The Geneva Window went on exhibition at the opening of the Wolfsonian, at 1001 Washington Avenue, Miami Beach, on November 11, 1995. The exhibition closes April 28, 1996. Then it will travel around the country and across the globe. In the U.S., it will stop at the Los Angeles County Museum of Art from July 21, 1996 to Sept. 22, 1996; the Seattle Art Museum, Oct. 24, 1996 to Jan. 12, 1997; the Carnegie Museum of Art in Pittsburgh, Feb. 22, 1997 to May 18, 1997; and the Indianapolis Museum of Art, Nov. 15 1997 to Feb. 1, 1998. Then it will return to the Wolfsonian’s marvelous old building among the Art Deco structures of Miami Beach.
Clarke’s works can be found in only one other place in the United States-at the Basilica of St. Vincent de Paul in Bayonne, New Jersey, where they’re a bit too high for full appreciation. (The rest of the church’s windows are by the Clarke studios and, though lacking Clarke’s genius, are still beautiful.)
Visitors to Ireland can find fine Clarke windows throughout the country. Outstanding examples include windows at the Catholic churches of Newport, Co. Mayo (the stunning Last Judgment); St. Joseph, Terenure, Co. Dublin; Carrickmacross, Co. Monaghan; Ballinasloe, Co. Galway; Cloughjordan, Co. Tipperary, and the Honan Chapel. There’s also St. Barrahane’s Church of Ireland church in Castletownsend, Co. Cork; the Presbyterian Church in Clontarf, just north of Dublin; and the Church of Ireland church on Sandford Road in Ranelagh, just south of Dublin. (Non-Catholic churches, however, are often closed except for services.)
With a little more effort-basically, just a telephone call ahead-Clarke’s windows can be viewed at Belcamp College (located just off the main road at Raheny, north of Dublin); the chapel a the Presentation Convent in Dingle, Co. Kerry; and the Dominican Convent Chapel on the Falls Road in Belfast.
With a great deal of effort, 14 marvelous Clarke windows can be viewed at the Basilica of St. Patrick’s Purgatory on Station Island in Lough Derg, Co. Monaghan. Unless you want to join a grueling, three-day mass pilgrimage, you must request special permission well in advance from the Prior, located at Pettigo, Co. Donegal. There’s a special reward, however: unlike most church windows, these are placed at eye level, allowing full and easy appreciation of the artistry.

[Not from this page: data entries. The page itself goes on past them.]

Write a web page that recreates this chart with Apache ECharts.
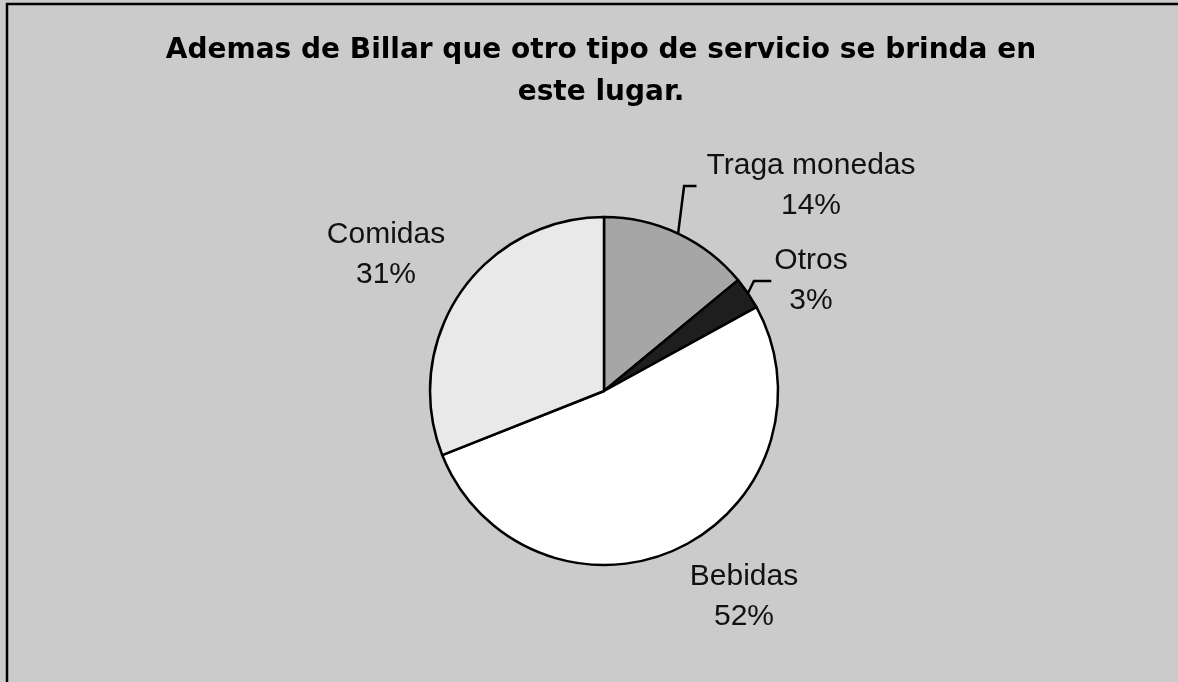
<!DOCTYPE html>
<html>
<head>
<meta charset="utf-8">
<script src="https://cdn.jsdelivr.net/npm/echarts@6/dist/echarts.min.js"></script>
<style>
  html, body { margin: 0; padding: 0; background: #cbcbcb; }
  #main { width: 1178px; height: 682px; }
</style>
</head>
<body>
<div id="main"></div>
<script>
// datos del grafico
var categorias = ['Traga monedas', 'Otros', 'Bebidas', 'Comidas'];
var valores = [14, 3, 52, 31];
var colores = ['#a6a6a6', '#1e1e1e', '#ffffff', '#e9e9e9'];
// centro de cada etiqueta (px) y separacion de la linea guia
var posEtiquetas = [[811, 186], [811, 281], [744, 597], [386, 255]];
var separacion = [10, 3, 0, 0];

var myChart = echarts.init(document.getElementById('main'));

var datos = categorias.map(function (c, i) {
    return {
        name: c,
        value: valores[i],
        itemStyle: { color: colores[i] },
        labelLine: { show: i < 2 }
    };
});

var option = {
    backgroundColor: '#cbcbcb',
    animation: false,
    title: {
        text: 'Ademas de Billar que otro tipo de servicio se brinda en\neste lugar.',
        left: 596,
        textAlign: 'center',
        top: 25,
        textStyle: {
            fontFamily: 'DejaVu Sans',
            fontWeight: 'bold',
            fontSize: 28,
            lineHeight: 42,
            color: '#000'
        }
    },
    graphic: [{
        type: 'rect',
        shape: { x: 7, y: 4, width: 1190, height: 700 },
        style: { fill: 'none', stroke: '#000', lineWidth: 2.5 },
        silent: true
    }],
    series: [{
        name: 'Servicios',
        type: 'pie',
        radius: 174,
        center: [604, 391],
        startAngle: 90,
        clockwise: true,
        data: datos,
        itemStyle: {
            borderColor: '#000',
            borderWidth: 2.5
        },
        label: {
            show: true,
            position: 'outside',
            formatter: '{b}\n{d}%',
            fontFamily: 'Liberation Sans',
            fontSize: 30,
            lineHeight: 40,
            color: '#111',
            align: 'center'
        },
        labelLine: {
            show: true,
            length: 12,
            length2: 10,
            lineStyle: { color: '#000', width: 2.5 }
        },
        labelLayout: function (params) {
            var i = params.dataIndex;
            var p = posEtiquetas[i];
            var res = { x: p[0], y: p[1], align: 'center', verticalAlign: 'middle' };
            if (params.labelLinePoints && i < 2) {
                // linea estilo Excel: casi vertical y luego horizontal hacia la etiqueta
                var a = params.labelLinePoints[0];
                var izq = p[0] - params.labelRect.width / 2 - separacion[i];
                res.labelLinePoints = [a, [a[0] + 6, p[1]], [izq, p[1]]];
            }
            return res;
        }
    }]
};

myChart.setOption(option);
</script>
</body>
</html>
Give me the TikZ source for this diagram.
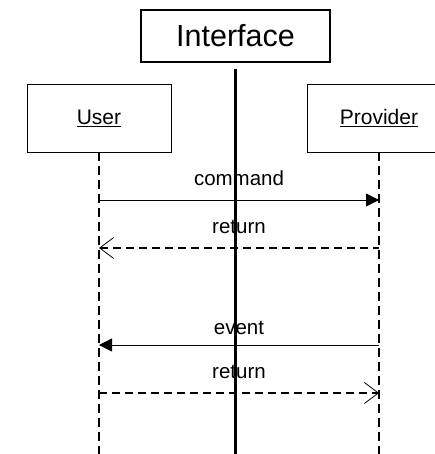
\documentclass[tikz,border=0pt]{standalone}
\usepackage{fontspec}
\setmainfont{Liberation Sans}
\usetikzlibrary{arrows.meta}

\begin{document}
\begin{tikzpicture}[x=1pt,y=-1pt]
\tikzstyle{every node}=[inner sep=0pt]
\tikzstyle{actor}=[draw,line width=.8pt,minimum width=144pt,minimum height=68pt,font=\fontsize{21}{24}\selectfont]
\tikzstyle{lifeline}=[line width=1.6pt,dash pattern=on 9pt off 5pt]
\tikzstyle{msg}=[line width=.8pt]
\tikzstyle{reply}=[line width=1.4pt,dash pattern=on 8pt off 5pt]
\tikzstyle{label}=[font=\fontsize{20.5}{24}\selectfont]
\useasboundingbox (0,0) rectangle (434,454);
\draw (235.5,36) node (iface) [draw,line width=1.2pt,minimum width=189pt,minimum height=52pt,font=\fontsize{30.5}{34}\selectfont] {Interface};
\draw (99,118) node (user) [actor] {\underline{User}};
\draw (379,118) node (prov) [actor] {\underline{Provider}};
\coordinate (top) at (235.5,69);
\coordinate (bot) at (235.5,456);
\draw[line width=3.5pt] (top) -- (bot);
\draw[lifeline] (user.south) -- (user.south |- bot);
\draw[lifeline] (prov.south) -- (prov.south |- bot);
% messages
\coordinate (u1) at (99,200); \coordinate (p1) at (379,200);
\coordinate (u2) at (99,248); \coordinate (p2) at (379,248);
\coordinate (u3) at (99,345); \coordinate (p3) at (379,345);
\coordinate (u4) at (99,393); \coordinate (p4) at (379,393);
\draw[msg,-{Triangle[length=13pt,width=13pt]}] (u1) -- node[label,above=14pt] (l1) {command} (p1);
\draw[reply,{Straight Barb[length=14pt,width=21pt,line width=.8pt]}-] (u2) -- node[label,above=14pt] (l2) {return} (p2);
\draw[msg,{Triangle[length=13pt,width=13pt]}-] (u3) -- node[label,above=10pt] (l3) {event} (p3);
\draw[reply,-{Straight Barb[length=14pt,width=21pt,line width=.8pt]}] (u4) -- node[label,above=14pt] (l4) {return} (p4);
\end{tikzpicture}
\end{document}
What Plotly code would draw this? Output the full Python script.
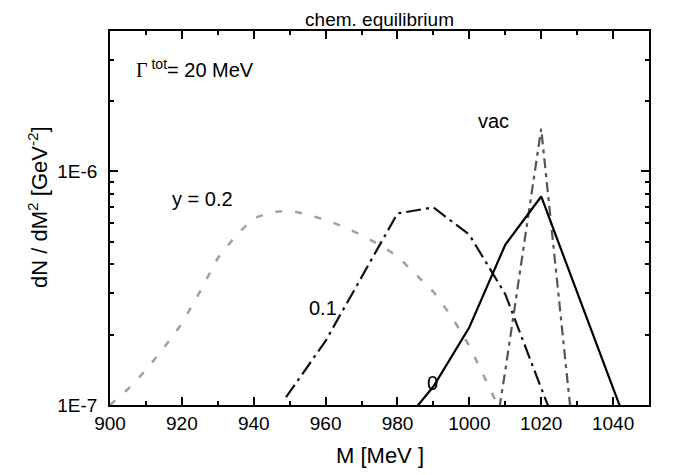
import plotly.graph_objects as go

# curve y = 0 (solid)
m_0 = [980, 990, 1000, 1010, 1020, 1030, 1040, 1050]
dn_0 = [7.8e-8, 1.2e-7, 2.15e-7, 4.85e-7, 7.8e-7, 3.05e-7, 1.2e-7, 4.6e-8]

# curve y = 0.1 (dash-dot)
m_01 = [949, 960, 980, 990, 1000, 1010, 1020, 1030]
dn_01 = [1.08e-7, 1.88e-7, 6.6e-7, 7.0e-7, 5.35e-7, 2.98e-7, 1.18e-7, 4.8e-8]

# curve y = 0.2 (gray short dash)
m_02 = [900, 905, 910, 915, 920, 925, 930, 935, 940, 945, 950, 955, 960,
        965, 970, 975, 980, 985, 990, 995, 1000, 1005, 1010]
dn_02 = [1.0e-7, 1.17e-7, 1.41e-7, 1.76e-7, 2.23e-7, 3.05e-7, 4.25e-7, 5.3e-7,
         6.3e-7, 6.68e-7, 6.79e-7, 6.53e-7, 6.19e-7, 5.79e-7, 5.33e-7, 4.85e-7,
         4.33e-7, 3.65e-7, 3.05e-7, 2.4e-7, 1.79e-7, 1.24e-7, 8.5e-8]

# vacuum
m_vac = [1000, 1010, 1020, 1030]
dn_vac = [1.5e-8, 1.4e-7, 1.52e-6, 5.1e-8]

xtick_major = [900, 920, 940, 960, 980, 1000, 1020, 1040]
xtick_minor = [910, 930, 950, 970, 990, 1010, 1030, 1050]
ytick_major = [1e-7, 1e-6]
ytick_labels = ["1E-7", "1E-6"]
ytick_minor = [2e-7, 3e-7, 4e-7, 5e-7, 6e-7, 7e-7, 8e-7, 9e-7, 2e-6, 3e-6]

FONT = "Arial, Liberation Sans, sans-serif"

fig = go.Figure()

fig.add_trace(go.Scatter(x=m_02, y=dn_02, mode="lines",
                         line=dict(color="#a0a0a0", width=2.5, dash="7px,13px")))
fig.add_trace(go.Scatter(x=m_01, y=dn_01, mode="lines",
                         line=dict(color="#111111", width=2.2, dash="15px,5px,3px,5px")))
fig.add_trace(go.Scatter(x=m_vac, y=dn_vac, mode="lines",
                         line=dict(color="#555555", width=2.2, dash="10px,5px,4px,5px")))
fig.add_trace(go.Scatter(x=m_0, y=dn_0, mode="lines",
                         line=dict(color="black", width=2.2)))

axis_common = dict(
    showline=True, linecolor="black", linewidth=1.5, mirror="allticks",
    ticks="inside", ticklen=8, tickwidth=1.5, tickcolor="black",
    showgrid=False, zeroline=False,
    tickfont=dict(family=FONT, size=19, color="black"),
)

fig.update_xaxes(range=[900, 1050], tickmode="array", tickvals=xtick_major,
                 minor=dict(tickmode="array", tickvals=xtick_minor, ticks="inside",
                            ticklen=4, tickwidth=1.5, tickcolor="black", showgrid=False),
                 **axis_common)
fig.update_yaxes(type="log", range=[-7, -5.4], tickmode="array",
                 tickvals=ytick_major, ticktext=ytick_labels, ticklabelstandoff=7,
                 minor=dict(tickmode="array", tickvals=ytick_minor, ticks="inside",
                            ticklen=4, tickwidth=1.5, tickcolor="black", showgrid=False),
                 **axis_common)

def label(text, x, y, size=20, xanchor="center", **kw):
    fig.add_annotation(text=text, x=x, y=y, xref="paper", yref="paper",
                       xanchor=xanchor, yanchor="middle", showarrow=False,
                       font=dict(family=FONT, size=size, color="black"), **kw)

label("M [MeV ]", 0.5, -0.134, size=22)
label("dN / dM<sup>2</sup> [GeV<sup>-2</sup>]", -0.134, 0.529, size=22, textangle=-90)
label("<span style='font-family:Liberation Serif, Times New Roman, serif'>Γ</span>"
      "<sup> tot</sup>= 20 MeV", 0.044, 0.901, xanchor="left")
label("vac", 0.7106, 0.759)
label("y = 0.2", 0.1725, 0.551)
label("0.1", 0.395, 0.259)
label("0", 0.599, 0.059)

# page body adds an 8px margin, so the figure is 8px smaller than the window
fig.update_layout(
    width=667, height=467,
    margin=dict(l=102, r=26, t=23, b=70),
    paper_bgcolor="white", plot_bgcolor="white",
    showlegend=False,
    title=dict(text="chem. equilibrium", x=0.557, y=0.976, xanchor="center",
               yanchor="middle", font=dict(family=FONT, size=19, color="black")),
)

fig.write_html("out.html")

But churches aren’t the only places to see Clarke’s work in Ireland. A well-displayed handful of stunning early pieces is at the Crawford Municipal Art Gallery at Emmet Place in Cork.

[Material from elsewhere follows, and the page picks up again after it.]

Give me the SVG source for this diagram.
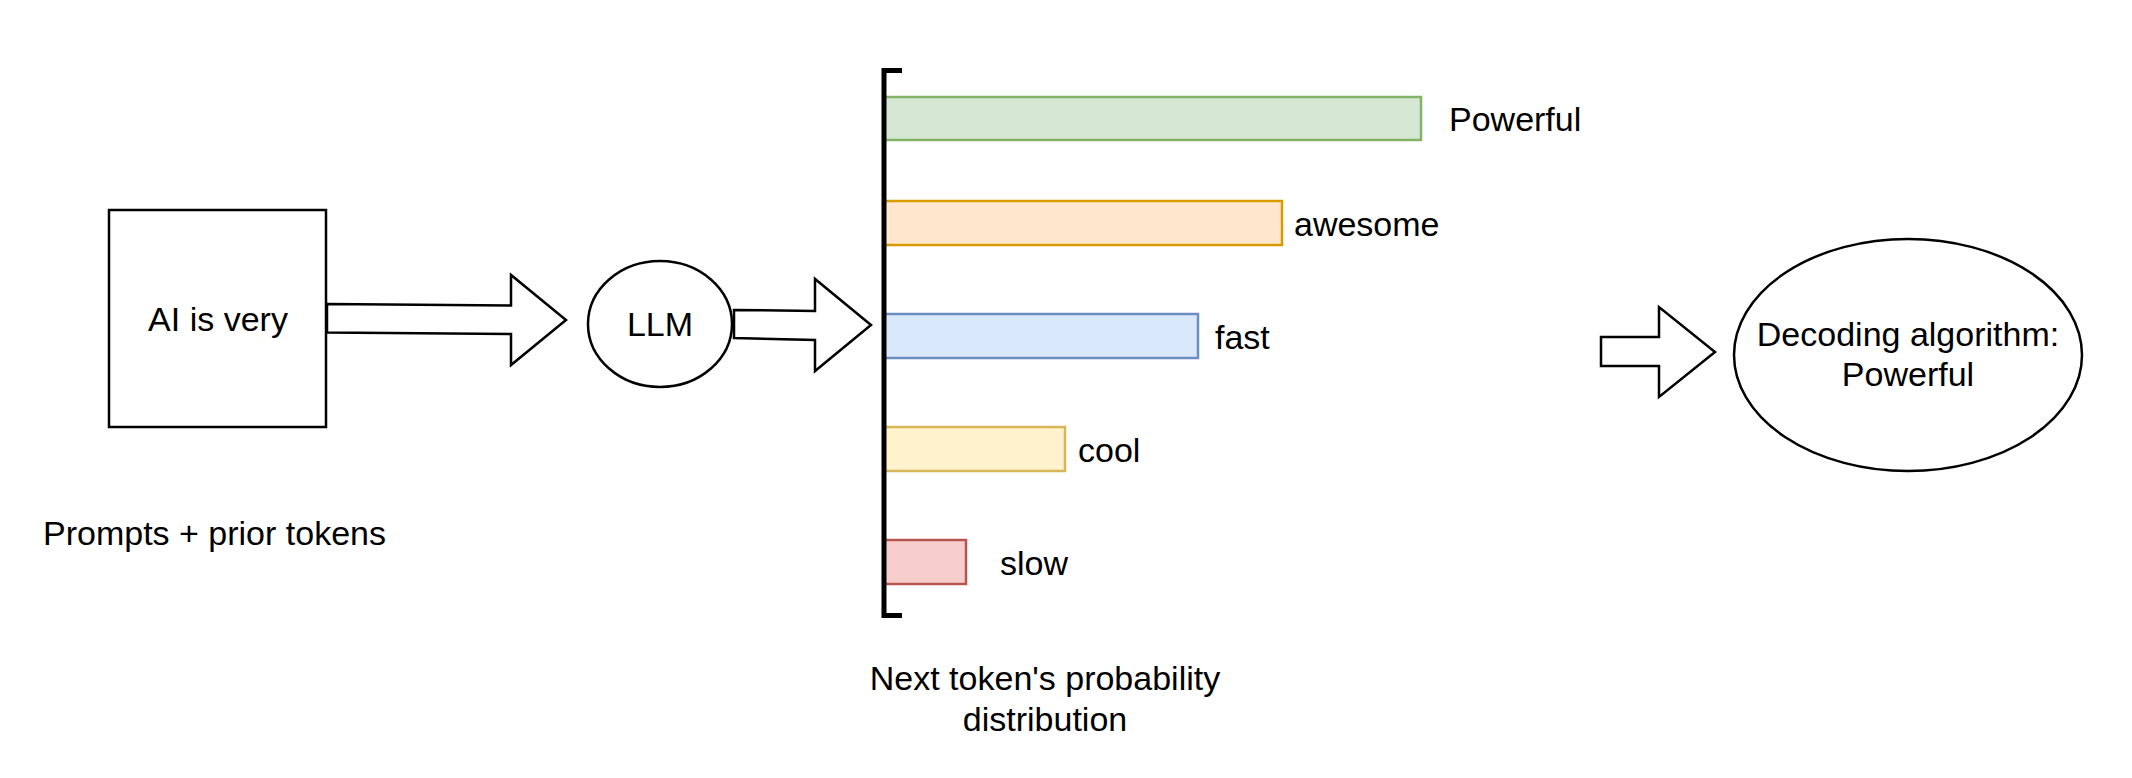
<svg xmlns="http://www.w3.org/2000/svg" width="2132" height="778" viewBox="0 0 2132 778">
<style>
  .t { font-family: "Liberation Sans", Arial, Helvetica, sans-serif; font-size: 34px; fill: #000; }
  .m { text-anchor: middle; }
  .shape { fill: #fff; stroke: #000; stroke-width: 2.5; }
  .blk { fill: #fff; stroke: #000; stroke-width: 2.5; stroke-linejoin: miter; }
  .bar { stroke-width: 2.5; }
</style>
<rect width="2132" height="778" fill="#fff"/>

<g id="prompt-box">
  <rect class="shape" x="109" y="210" width="217" height="217"/>
  <text class="t m" x="218" y="331">AI is very</text>
</g>
<g id="prompt-caption">
  <text class="t" x="43" y="545">Prompts + prior tokens</text>
</g>

<g id="llm">
  <ellipse class="shape" cx="660" cy="324" rx="72" ry="63"/>
  <text class="t m" x="660" y="336">LLM</text>
</g>

<g id="bar-powerful">
  <rect class="bar" x="884" y="97" width="537" height="43" fill="#d5e8d4" stroke="#82b366"/>
  <text class="t" x="1449" y="131">Powerful</text>
</g>
<g id="bar-awesome">
  <rect class="bar" x="884" y="201" width="398" height="44" fill="#ffe6cc" stroke="#d79b00"/>
  <text class="t" x="1294" y="236">awesome</text>
</g>
<g id="bar-fast">
  <rect class="bar" x="884" y="314" width="314" height="44" fill="#dae8fc" stroke="#6c8ebf"/>
  <text class="t" x="1215" y="349">fast</text>
</g>
<g id="bar-cool">
  <rect class="bar" x="884" y="427" width="181" height="44" fill="#fff2cc" stroke="#d6b656"/>
  <text class="t" x="1078" y="462">cool</text>
</g>
<g id="bar-slow">
  <rect class="bar" x="884" y="540" width="82" height="44" fill="#f8cecc" stroke="#b85450"/>
  <text class="t" x="1000" y="575">slow</text>
</g>
<g id="bracket">
  <path d="M 902 70.5 H 884 V 615.5 H 902" fill="none" stroke="#000" stroke-width="5"/>
</g>
<g id="distribution-caption">
  <text class="t m" x="1045" y="690">Next token's probability</text>
  <text class="t m" x="1045" y="731">distribution</text>
</g>

<g id="decoding">
  <ellipse class="shape" cx="1908" cy="355" rx="174" ry="116"/>
  <text class="t m" x="1908" y="346">Decoding algorithm:</text>
  <text class="t m" x="1908" y="386">Powerful</text>
</g>

<g id="connectors">
  <polygon class="blk" points="327,304 511,305.5 511,275 566,320 511,365 511,334 327,332.5"/>
  <polygon class="blk" points="734,310 815,311 815,279 871,325 815,371 815,340 734,338"/>
  <polygon class="blk" points="1601,337 1659,337 1659,307 1715,352 1659,397 1659,366 1601,366"/>
</g>
</svg>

A non-religious masterpiece, the multipanel depiction of Keats’ poem “The Eve of St. Agnes,” is finally back on display in Dublin at the Municipal Gallery of Art after a hiatus of several years.
And perhaps the most widely seen Clarke windows are at the vast Bewley’s Oriental Cafe on Grafton Street. They’re simple decorative patterns, rather than full-blown illustrations, but they’re no less fabulous for that.
Clarke’s friend, the writer Lennox Robinson, wrote at his death, “People who write books and plays and poems have their work put away on shelves where it may lie for years, unopened and unread. Harry Clarke in the east end or transept of many a church in Ireland and elsewhere comes to life with every dawn and will have his daily resurrection.”